⟨

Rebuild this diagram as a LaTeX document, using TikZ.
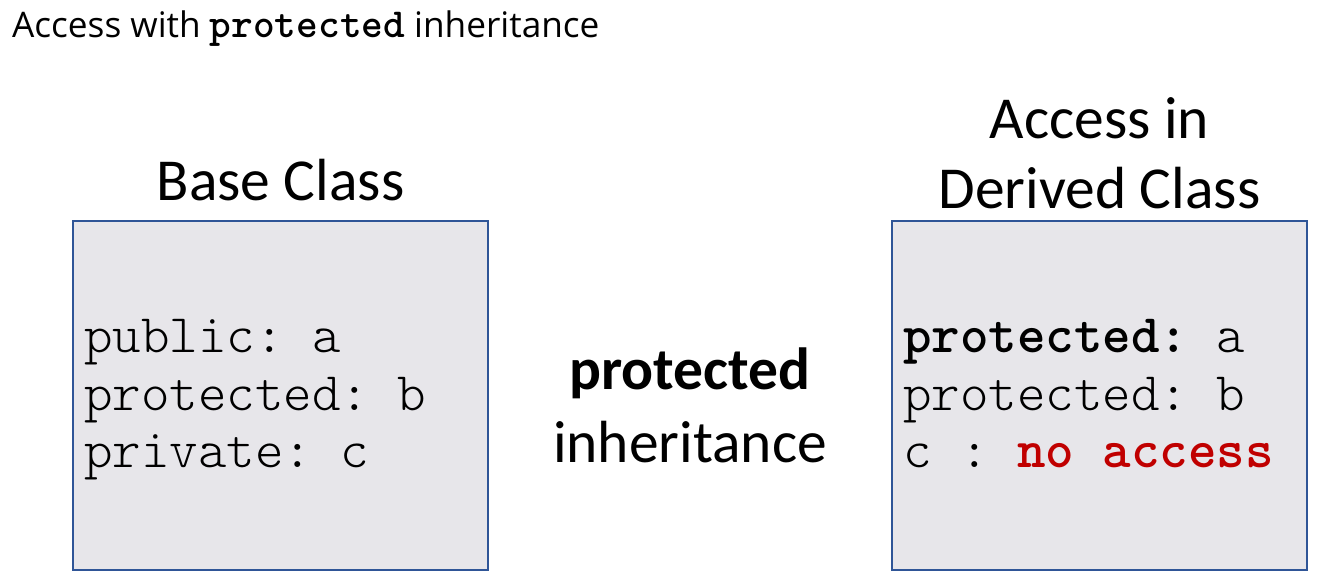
\documentclass[tikz,border=0pt]{standalone}
\usepackage{fontspec}
\setmainfont{Carlito}
\setmonofont{lmmonolt10-regular.otf}[BoldFont=lmmonolt10-bold.otf]
\newfontfamily\titlefont{Open Sans}
\definecolor{boxfill}{RGB}{231,230,234}
\definecolor{boxline}{RGB}{47,85,151}
\definecolor{noacc}{RGB}{192,0,0}
\begin{document}
\begin{tikzpicture}[x=1pt,y=-1pt,
  classbox/.style={draw=boxline,fill=boxfill,line width=1.2pt,minimum width=415pt,minimum height=349pt,inner sep=0pt},
  label/.style={inner sep=0pt,anchor=base,font=\fontsize{59.5}{70}\selectfont},
  code/.style={inner sep=0pt,anchor=base west,font=\fontsize{54.3}{57}\selectfont\ttfamily},
  ttl/.style={inner sep=0pt,anchor=base west,font=\fontsize{35.2}{40}\selectfont\titlefont}]
\useasboundingbox (0,0) rectangle (1320,584);
\node[ttl] (title) at (12,37) {Access with {\fontsize{41.3}{40}\selectfont\ttfamily\bfseries protected} inheritance};
\node[label] (basehead) at (280.5,200) {Base Class};
\node[label] (derhead1) at (1099.5,138) {Access in};
\node[label] (derhead2) at (1099.5,208) {Derived Class};
\node[classbox] (basebox) at (280.5,395.5) {};
\node[classbox] (derbox) at (1099.5,395.5) {};
\node[code] (b1) at (84,352) {public: a};
\node[code] (b2) at (84,410) {protected: b};
\node[code] (b3) at (84,467) {private: c};
\node[code] (d1) at (903,352) {\textbf{protected:} a};
\node[code] (d2) at (903,410) {protected: b};
\node[code] (d3) at (903,467) {c : \textcolor{noacc}{\textbf{no access}}};
\node[label,font=\fontsize{59.5}{70}\selectfont\bfseries] (mid1) at (689.5,389) {protected};
\node[label] (mid2) at (690,462) {inheritance};
\end{tikzpicture}
\end{document}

⟩

WHAT IS NEEDED
Write out each line of the data exactly; the images should be left out.

OUTPUT OF THE EXERCISE
Rebuild this diagram as a LaTeX document, using TikZ.
\documentclass[tikz,border=0pt]{standalone}
\usepackage{fontspec}
\setmainfont{Carlito}
\setmonofont{lmmonolt10-regular.otf}[BoldFont=lmmonolt10-bold.otf]
\newfontfamily\titlefont{Open Sans}
\definecolor{boxfill}{RGB}{231,230,234}
\definecolor{boxline}{RGB}{47,85,151}
\definecolor{noacc}{RGB}{192,0,0}
\begin{document}
\begin{tikzpicture}[x=1pt,y=-1pt,
  classbox/.style={draw=boxline,fill=boxfill,line width=1.2pt,minimum width=415pt,minimum height=349pt,inner sep=0pt},
  label/.style={inner sep=0pt,anchor=base,font=\fontsize{59.5}{70}\selectfont},
  code/.style={inner sep=0pt,anchor=base west,font=\fontsize{54.3}{57}\selectfont\ttfamily},
  ttl/.style={inner sep=0pt,anchor=base west,font=\fontsize{35.2}{40}\selectfont\titlefont}]
\useasboundingbox (0,0) rectangle (1320,584);
\node[ttl] (title) at (12,37) {Access with {\fontsize{41.3}{40}\selectfont\ttfamily\bfseries protected} inheritance};
\node[label] (basehead) at (280.5,200) {Base Class};
\node[label] (derhead1) at (1099.5,138) {Access in};
\node[label] (derhead2) at (1099.5,208) {Derived Class};
\node[classbox] (basebox) at (280.5,395.5) {};
\node[classbox] (derbox) at (1099.5,395.5) {};
\node[code] (b1) at (84,352) {public: a};
\node[code] (b2) at (84,410) {protected: b};
\node[code] (b3) at (84,467) {private: c};
\node[code] (d1) at (903,352) {\textbf{protected:} a};
\node[code] (d2) at (903,410) {protected: b};
\node[code] (d3) at (903,467) {c : \textcolor{noacc}{\textbf{no access}}};
\node[label,font=\fontsize{59.5}{70}\selectfont\bfseries] (mid1) at (689.5,389) {protected};
\node[label] (mid2) at (690,462) {inheritance};
\end{tikzpicture}
\end{document}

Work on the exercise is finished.